The talk lasted about 20 mins and was followed by a Q&A which lasted for at least 45 mins. There were several questions asked (must have been approx 20). The first one was about the possibility of a 3rd Dunk & Egg story. GRRM said he liked to write the stories in between writing the books and that he had started the 3rd one.
When asked about how he writes the series, GRRM responded by comparing it to a journey. He knew the start, knew the landmarks, and had a good idea of the destination. However, he often notices interesting places and buildings while on the journey and feels obliged to explore them. Another questioner furthered the analogy by asking if he had come across any dead ends. GRRM replied that the now well-known 5 year character gap between the 3rd and 4th books had caused many problems. He spent about 6 months trying to make it work.
Asked if he knew the ending, he replied that it would be bitter-sweet. He expanded on this by talking about the scouring of the Shire. When he first read LOTR at the age of 12, he didn't understand the ending. However, as a more mature reader he came to appreciate that triumph is always bought at a cost.

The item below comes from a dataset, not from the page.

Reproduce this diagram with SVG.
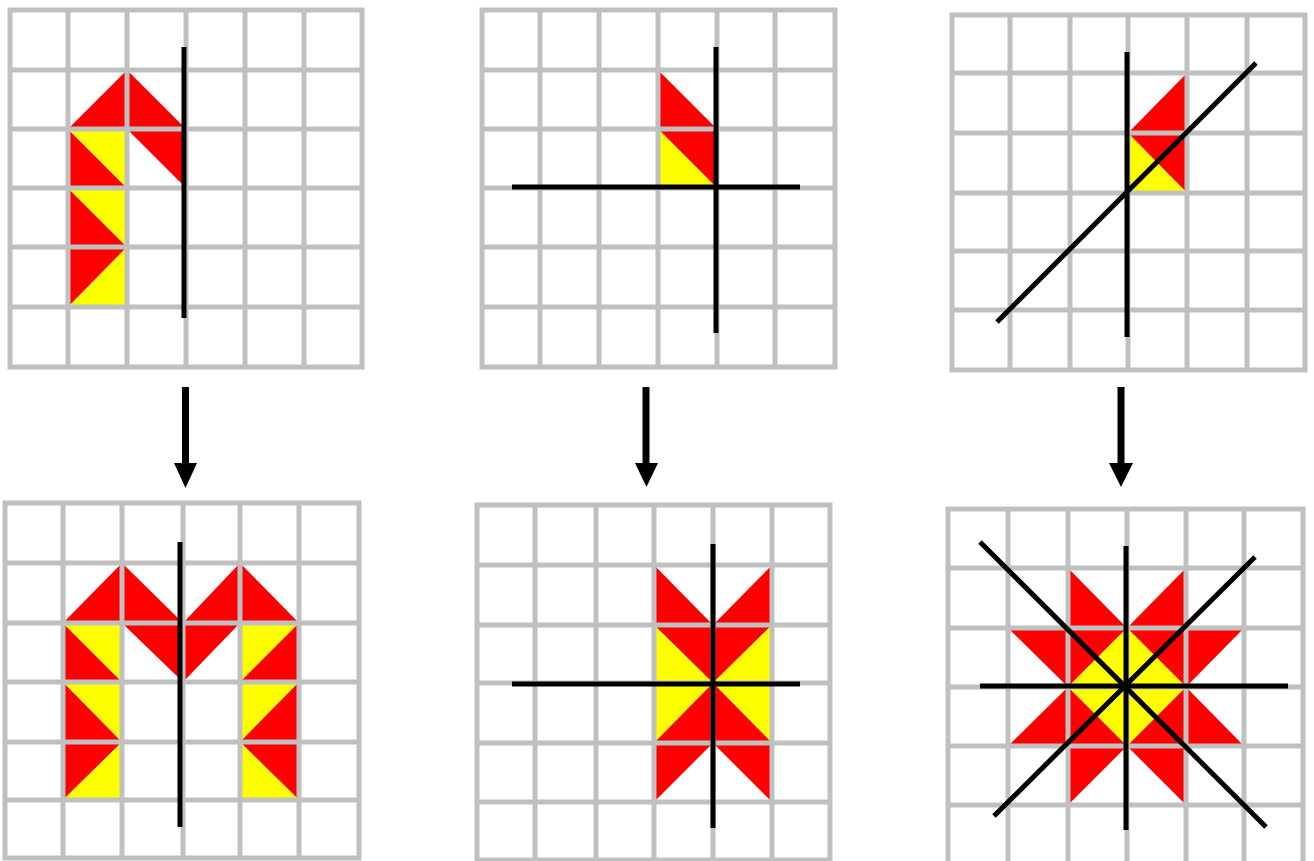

He was asked to comment about his different writing styles between aSoIaF and Fevre Dream. For the latter, he read several novels, such as those by Mark Twain, from the period to understand the syntax and words. For aSoIaF, he replied that it is a fine line to draw between writing in modern, understandable prose and using archaic words. The best way is to compromise by using modern prose, but omitting all pop culture references, and occasionally using archaic words/phrases. He compared it to adding a bit of salt to soup to enhance the flavour. When writing AGOT he had a lot of characters who used the word "mayhaps". His editor did not like the use of the word because he feared a "forsooth" would follow shortly. GRRM compromised by keeping the use of quot;mayhapsquot; for older characters, such as Aemon, but replaced it with "perhaps" and "maybe" for younger ones like Bran.
GRRM was complimented on how well he had captured family dynamics and the questioner wished to know if GRRM had any siblings. GRRM replied that he has 2 sisters and has slept with neither of them. The reply garnered a lot of laughter and some applause.
Incidentally, it must have been bell-ringing practice night as the bells were being rung for the majority of the talk and Q&A. At one point, GRRM paused, looked out the window and wondered for whom the bells tolls and that hopefully it wasnt for him.